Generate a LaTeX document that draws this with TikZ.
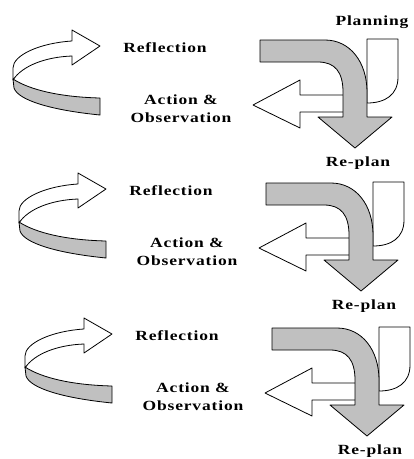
\documentclass[tikz,border=0pt]{standalone}
\usepackage{fontspec}
\newfontfamily\cyclefont[LetterSpace=6,FakeStretch=1.25]{Liberation Serif}
\definecolor{cyclegrey}{RGB}{192,192,192}
\tikzset{
	lbl/.style={font=\cyclefont\bfseries\fontsize{14}{18}\selectfont, inner sep=1pt, align=center},
	flat/.style={draw=black, line width=0.8pt, line join=round, fill=white},
	band/.style={flat, fill=cyclegrey}
}

\begin{document}
\begin{tikzpicture}[x=1pt, y=-1pt]
	\useasboundingbox (0,0) rectangle (414,459);
	\foreach \i/\dx/\dy in {1/0/0, 2/6/143, 3/12/288} {
	\begin{scope}[shift={(\dx,\dy)}]
		% left loop
		\draw[flat] (13,80) .. controls (22,66) and (45,57) .. (72,56) -- (72,65) -- (100,46) -- (72,30) -- (72,41) .. controls (40,43) and (13,55) .. (13,68) -- cycle;
		\draw[band] (13,79) .. controls (30,90) and (60,97) .. (100,98) -- (100,115) .. controls (50,110) and (18,100) .. (14,88) -- cycle;
		% right side
		\draw[flat] (367,39) -- (398,39) -- (398,77) .. controls (398,95) and (385,103) .. (367,103) -- cycle;
		\draw[flat] (345,95) -- (300,95) -- (300,80) -- (253,105) -- (300,128) -- (300,112) -- (345,112) -- cycle;
		\draw[band] (260,40) -- (325,40) .. controls (350,40) and (367,62) .. (367,92) -- (367,117) -- (392,117) -- (355,148) -- (318,117) -- (343,117) -- (343,92) .. controls (343,72) and (335,62) .. (318,62) -- (260,62) -- cycle;
		\node[lbl] (refl\i) at (165,48) {Reflection};
		\node[lbl] (act\i) at (181,109) {Action \&\\Observation};
		\node[lbl] (replan\i) at (358,163) {Re-plan};
	\end{scope}
	}
	\node[lbl] (plan) at (372,22) {Planning};
\end{tikzpicture}
\end{document}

§ Task details
Leave out the pictures and reproduce the rest of the listing exactly.

§ Written solution
Generate a LaTeX document that draws this with TikZ.
\documentclass[tikz,border=0pt]{standalone}
\usepackage{fontspec}
\newfontfamily\cyclefont[LetterSpace=6,FakeStretch=1.25]{Liberation Serif}
\definecolor{cyclegrey}{RGB}{192,192,192}
\tikzset{
	lbl/.style={font=\cyclefont\bfseries\fontsize{14}{18}\selectfont, inner sep=1pt, align=center},
	flat/.style={draw=black, line width=0.8pt, line join=round, fill=white},
	band/.style={flat, fill=cyclegrey}
}

\begin{document}
\begin{tikzpicture}[x=1pt, y=-1pt]
	\useasboundingbox (0,0) rectangle (414,459);
	\foreach \i/\dx/\dy in {1/0/0, 2/6/143, 3/12/288} {
	\begin{scope}[shift={(\dx,\dy)}]
		% left loop
		\draw[flat] (13,80) .. controls (22,66) and (45,57) .. (72,56) -- (72,65) -- (100,46) -- (72,30) -- (72,41) .. controls (40,43) and (13,55) .. (13,68) -- cycle;
		\draw[band] (13,79) .. controls (30,90) and (60,97) .. (100,98) -- (100,115) .. controls (50,110) and (18,100) .. (14,88) -- cycle;
		% right side
		\draw[flat] (367,39) -- (398,39) -- (398,77) .. controls (398,95) and (385,103) .. (367,103) -- cycle;
		\draw[flat] (345,95) -- (300,95) -- (300,80) -- (253,105) -- (300,128) -- (300,112) -- (345,112) -- cycle;
		\draw[band] (260,40) -- (325,40) .. controls (350,40) and (367,62) .. (367,92) -- (367,117) -- (392,117) -- (355,148) -- (318,117) -- (343,117) -- (343,92) .. controls (343,72) and (335,62) .. (318,62) -- (260,62) -- cycle;
		\node[lbl] (refl\i) at (165,48) {Reflection};
		\node[lbl] (act\i) at (181,109) {Action \&\\Observation};
		\node[lbl] (replan\i) at (358,163) {Re-plan};
	\end{scope}
	}
	\node[lbl] (plan) at (372,22) {Planning};
\end{tikzpicture}
\end{document}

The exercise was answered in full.